▶ _Task description_: Starting at the line that contains "What pgfplots code" and stopping at the line that contains "(12,137) rectangle (651,400);", return those lines exactly and nothing else. Both end lines count; pictures do not.

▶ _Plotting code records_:
##########

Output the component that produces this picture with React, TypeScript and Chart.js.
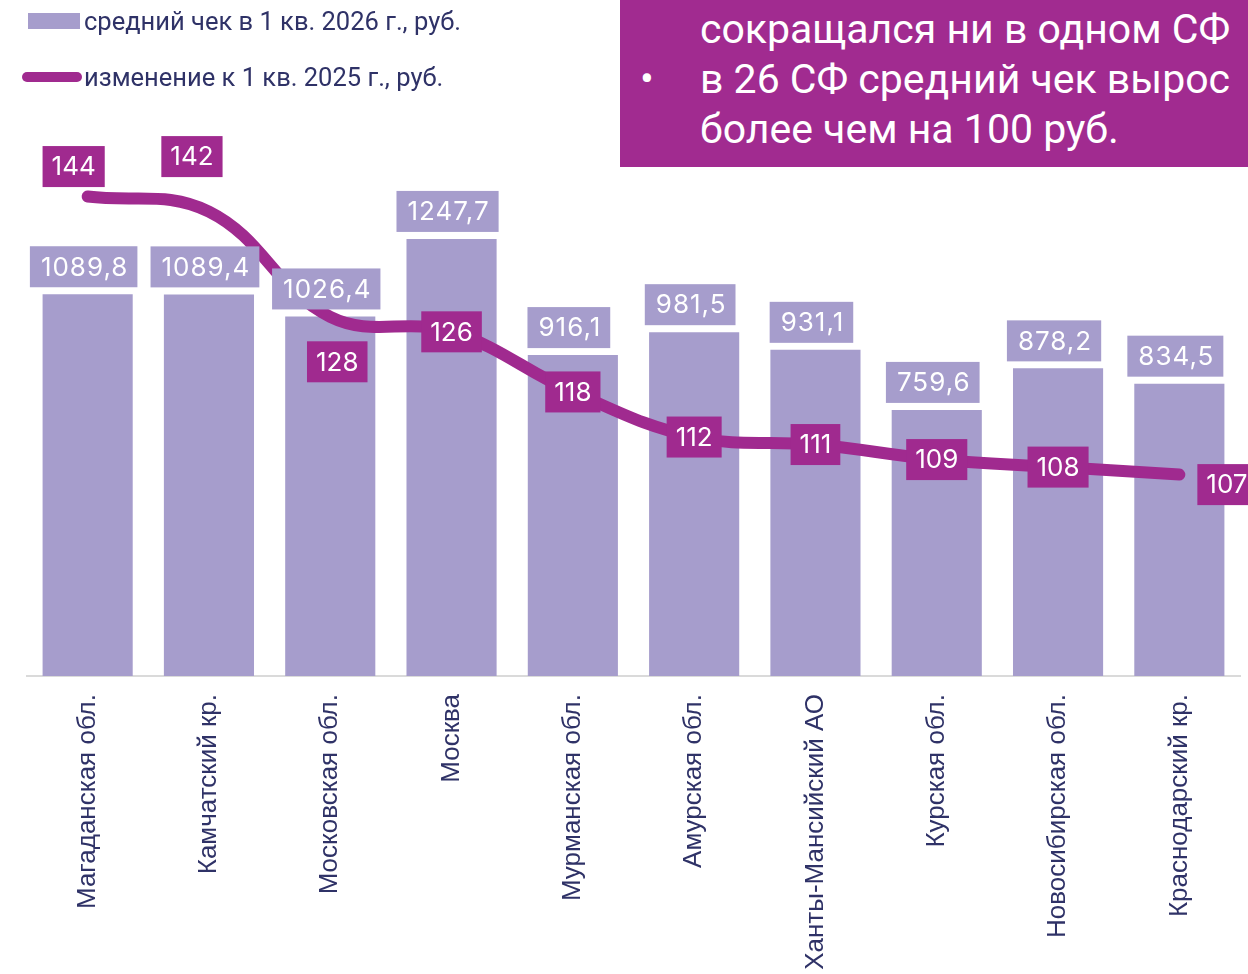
import React, { useEffect, useRef } from "react";
import { Chart, registerables } from "chart.js";

Chart.register(...registerables);

const categories = [
  "Магаданская обл.",
  "Камчатский кр.",
  "Московская обл.",
  "Москва",
  "Мурманская обл.",
  "Амурская обл.",
  "Ханты-Мансийский АО",
  "Курская обл.",
  "Новосибирская обл.",
  "Краснодарский кр.",
];
const avgCheck2026 = [1089.8, 1089.4, 1026.4, 1247.7, 916.1, 981.5, 931.1, 759.6, 878.2, 834.5];
const changeVs2025 = [144, 142, 128, 126, 118, 112, 111, 109, 108, 107];
const changeLabelSide = ["above", "above-far", "below", "center", "center", "center", "center", "center", "center", "right"];
const legendLabels = ["средний чек в 1 кв. 2026 г., руб.", "изменение к 1 кв. 2025 г., руб."];
const noteLines = ["сокращался ни в одном СФ", "в 26 СФ средний чек вырос", "более чем на 100 руб."];

const BAR = "#A69DCC";
const LINE = "#A02A8F";
const NAVY = "#2F3267";
const LABEL_FONT = "26px Inter";

const fmt = (v: number) => v.toFixed(1).replace(".", ",");

const labelsPlugin = {
  id: "valueLabels",
  afterDatasetsDraw(chart: any) {
    const ctx = chart.ctx;
    ctx.save();
    ctx.font = LABEL_FONT;
    ctx.textAlign = "center";
    ctx.textBaseline = "middle";
    const h = 41;
    const barMeta = chart.getDatasetMeta(0);
    ctx.letterSpacing = "1px";
    barMeta.data.forEach((el: any, i: number) => {
      const txt = fmt(avgCheck2026[i]);
      const w = ctx.measureText(txt).width + 20;
      const cx = el.x - 4;
      const bottom = el.y - 7;
      ctx.fillStyle = BAR;
      ctx.fillRect(cx - w / 2, bottom - h, w, h);
      ctx.fillStyle = "#ffffff";
      ctx.fillText(txt, cx + 1, bottom - h / 2 + 1);
    });
    ctx.letterSpacing = "0px";
    const lineMeta = chart.getDatasetMeta(1);
    lineMeta.data.forEach((el: any, i: number) => {
      const txt = String(changeVs2025[i]);
      const w = ctx.measureText(txt).width + 18;
      let cx = el.x;
      let cy = el.y;
      const side = changeLabelSide[i];
      if (side === "above") {
        cx = el.x - 14;
        cy = el.y - 30;
      } else if (side === "above-far") {
        cx = el.x - 17;
        cy = el.y - 55;
      } else if (side === "below") {
        cx = el.x + 7;
        cy = el.y + 45;
      } else if (side === "right") {
        cx = el.x + 18 + w / 2;
        cy = el.y + 10;
      }
      ctx.fillStyle = LINE;
      ctx.fillRect(cx - w / 2, cy - h / 2, w, h);
      ctx.fillStyle = "#ffffff";
      ctx.fillText(txt, cx, cy + 1);
    });
    ctx.restore();
  },
};

export default function App() {
  const canvasRef = useRef<HTMLCanvasElement>(null);

  useEffect(() => {
    const canvas = canvasRef.current;
    if (!canvas) return;
    const chart = new Chart(canvas, {
      type: "bar",
      data: {
        labels: categories,
        datasets: [
          {
            type: "bar",
            label: legendLabels[0],
            data: avgCheck2026,
            backgroundColor: BAR,
            categoryPercentage: 1,
            barPercentage: 0.743,
            yAxisID: "y",
            order: 2,
          },
          {
            type: "line",
            label: legendLabels[1],
            data: changeVs2025,
            borderColor: LINE,
            backgroundColor: LINE,
            borderWidth: 12,
            borderCapStyle: "round",
            borderJoinStyle: "round",
            pointRadius: 0,
            tension: 0.4,
            yAxisID: "y1",
            order: 1,
          },
        ],
      },
      options: {
        responsive: false,
        animation: false,
        layout: { padding: { left: 27, right: 8, top: 100, bottom: 0 } },
        plugins: { legend: { display: false }, tooltip: { enabled: false } },
        scales: {
          x: {
            offset: true,
            grid: { display: false, drawTicks: false },
            border: { display: true, color: "#DADADA", width: 2 },
            ticks: {
              maxRotation: 90,
              minRotation: 90,
              autoSkip: false,
              padding: 18,
              color: NAVY,
              font: { family: "Liberation Sans", size: 26 },
            },
            afterFit: (scale: any) => {
              scale.height = 298;
            },
          },
          y: { display: false, min: 0, max: 1644.3 },
          y1: { display: false, min: 80.2, max: 156.85 },
        },
      },
      plugins: [labelsPlugin],
    } as any);
    return () => chart.destroy();
  }, []);

  const legendText: React.CSSProperties = {
    position: "absolute",
    left: 84,
    fontFamily: "Roboto",
    fontSize: 25.5,
    lineHeight: "30px",
    color: NAVY,
    whiteSpace: "nowrap",
    letterSpacing: 0,
  };
  const noteText: React.CSSProperties = {
    position: "absolute",
    left: 80,
    fontFamily: "Roboto",
    fontSize: 41,
    lineHeight: "50px",
    color: "#ffffff",
    whiteSpace: "nowrap",
  };

  return (
    <div style={{ position: "absolute", left: 0, top: 0, width: 1248, height: 974, overflow: "hidden", background: "#fff" }}>
      <canvas ref={canvasRef} width={1248} height={974} style={{ position: "absolute", left: 0, top: 0 }} />
      <div style={{ position: "absolute", left: 28, top: 13, width: 52, height: 16, background: BAR }} />
      <div style={{ ...legendText, top: 6 }}>{legendLabels[0]}</div>
      <div style={{ position: "absolute", left: 22, top: 72, width: 60, height: 10, borderRadius: 5, background: LINE }} />
      <div style={{ ...legendText, top: 62 }}>{legendLabels[1]}</div>
      <div style={{ position: "absolute", left: 620, top: 0, width: 628, height: 167, background: "#A12B90", overflow: "hidden" }}>
        <div style={{ ...noteText, top: 4 }}>{noteLines[0]}</div>
        <div style={{ ...noteText, left: 20, top: 54 }}>•</div>
        <div style={{ ...noteText, top: 54 }}>{noteLines[1]}</div>
        <div style={{ ...noteText, top: 104 }}>{noteLines[2]}</div>
      </div>
    </div>
  );
}
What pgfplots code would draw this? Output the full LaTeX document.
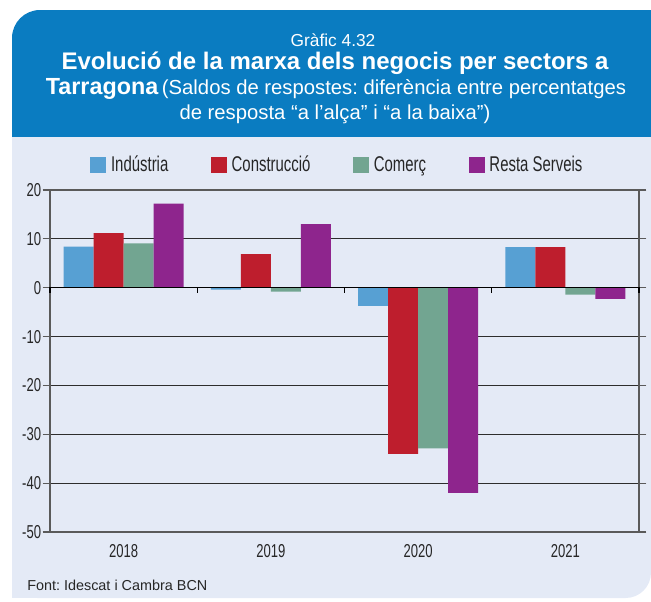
\documentclass[border=0pt]{standalone}
\usepackage{fontspec}
\setmainfont{Liberation Sans}
\newfontfamily\cond[FakeStretch=0.7]{Liberation Sans}
\usepackage{pgfplots}
\pgfplotsset{compat=1.18}
\frenchspacing

\definecolor{hdr}{RGB}{10,124,193}
\definecolor{panel}{RGB}{228,234,246}
\definecolor{cInd}{RGB}{87,160,211}
\definecolor{cCon}{RGB}{190,30,45}
\definecolor{cCom}{RGB}{114,165,145}
\definecolor{cRes}{RGB}{142,37,141}
\definecolor{gridc}{RGB}{45,45,45}
\definecolor{framec}{RGB}{90,90,90}

\begin{document}
\begin{tikzpicture}
  % background boxes, in px (1px = 0.75pt), y downwards
  \begin{scope}[x=0.75pt, y=-0.75pt]
    \path (0,0) rectangle (651,601);
    \fill[hdr, rounded corners=21pt] (12,10) rectangle (651,137);
    \fill[hdr] (200,10) rectangle (651,137);
    \fill[hdr] (12,80) rectangle (651,137);
    \fill[panel, rounded corners=19pt] (12,137) rectangle (651,598);
    \fill[panel] (12,137) rectangle (400,598);
    \fill[panel] (12,137) rectangle (651,400);

    \node[text=white, font=\fontsize{13}{15}\selectfont] at (333,40) {Gràfic 4.32};
    \node[text=white, font=\bfseries\fontsize{18}{20}\selectfont] at (335,63) {Evolució de la marxa dels negocis per sectors a};
    \node[text=white, inner sep=0pt] at (336,89)
      {{\bfseries\fontsize{17.5}{20}\selectfont Tarragona} {\fontsize{15.2}{17}\selectfont(Saldos de respostes: diferència entre percentatges}};
    \node[text=white, font=\fontsize{15.2}{17}\selectfont] at (335,114) {de resposta “a l’alça” i “a la baixa”)};

    \node[anchor=west, inner sep=0pt, font=\fontsize{10.8}{13}\selectfont, text=black!85] at (27,585) {Font: Idescat i Cambra BCN};
  \end{scope}

  \begin{axis}[
      at={(37.5pt,-399pt)}, anchor=south west,
      scale only axis,
      width=441.75pt, height=256.5pt,
      ybar=0pt, bar width=22.5pt,
      xmin=-0.5, xmax=3.5,
      ymin=-50, ymax=20,
      ytick={-50,-40,-30,-20,-10,0,10,20},
      xtick={0,1,2,3},
      xticklabels={2018,2019,2020,2021},
      x tick style={draw=none},
      y tick style={draw=framec, line width=0.8pt},
      tick align=outside,
      major tick length=5.5pt,
      axis line style={draw=framec, line width=1pt},
      ymajorgrids,
      grid style={draw=gridc, line width=0.8pt},
      /pgf/number format/assume math mode=true,
      ticklabel style={font=\cond\fontsize{14}{16}\selectfont, text=black!85},
      yticklabel style={inner sep=1pt},
      xticklabel style={yshift=0pt},
      legend columns=4,
      legend style={draw=none, fill=none, at={(0.488,1.073)}, anchor=center,
        font=\cond\fontsize{16}{18}\selectfont, text=black!85,
        /tikz/every even column/.append style={column sep=30.5pt},
        /tikz/every odd column/.append style={column sep=2pt},
        nodes={inner sep=1.5pt}},
      legend image code/.code={\fill[#1] (0pt,-6pt) rectangle (12pt,6pt);},
      clip=false,
    ]

    % Indústria
    \addplot[fill=cInd, draw=none] coordinates {(0,8.4) (1,-0.4) (2,-3.7) (3,8.3)};
    % Construcció
    \addplot[fill=cCon, draw=none] coordinates {(0,11.2) (1,6.9) (2,-34.0) (3,8.3)};
    % Comerç
    \addplot[fill=cCom, draw=none] coordinates {(0,9.1) (1,-0.8) (2,-32.9) (3,-1.4)};
    % Resta Serveis
    \addplot[fill=cRes, draw=none] coordinates {(0,17.2) (1,13.0) (2,-42.0) (3,-2.3)};

    \legend{Indústria, Construcció, Comerç, Resta Serveis}

    % zero line with group-boundary ticks
    \draw[black, line width=1.1pt] (axis cs:-0.5,0) -- (axis cs:3.5,0);
    \pgfplotsinvokeforeach{-0.5,0.5,1.5,2.5,3.5}{
      \draw[black, line width=0.8pt] (axis cs:#1,0) ++(0pt,0.5pt) -- ++(0pt,-4.5pt);
    }
  \end{axis}
\end{tikzpicture}
\end{document}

##########

▶ _Finished exercise_:
What pgfplots code would draw this? Output the full LaTeX document.
\documentclass[border=0pt]{standalone}
\usepackage{fontspec}
\setmainfont{Liberation Sans}
\newfontfamily\cond[FakeStretch=0.7]{Liberation Sans}
\usepackage{pgfplots}
\pgfplotsset{compat=1.18}
\frenchspacing

\definecolor{hdr}{RGB}{10,124,193}
\definecolor{panel}{RGB}{228,234,246}
\definecolor{cInd}{RGB}{87,160,211}
\definecolor{cCon}{RGB}{190,30,45}
\definecolor{cCom}{RGB}{114,165,145}
\definecolor{cRes}{RGB}{142,37,141}
\definecolor{gridc}{RGB}{45,45,45}
\definecolor{framec}{RGB}{90,90,90}

\begin{document}
\begin{tikzpicture}
  % background boxes, in px (1px = 0.75pt), y downwards
  \begin{scope}[x=0.75pt, y=-0.75pt]
    \path (0,0) rectangle (651,601);
    \fill[hdr, rounded corners=21pt] (12,10) rectangle (651,137);
    \fill[hdr] (200,10) rectangle (651,137);
    \fill[hdr] (12,80) rectangle (651,137);
    \fill[panel, rounded corners=19pt] (12,137) rectangle (651,598);
    \fill[panel] (12,137) rectangle (400,598);
    \fill[panel] (12,137) rectangle (651,400);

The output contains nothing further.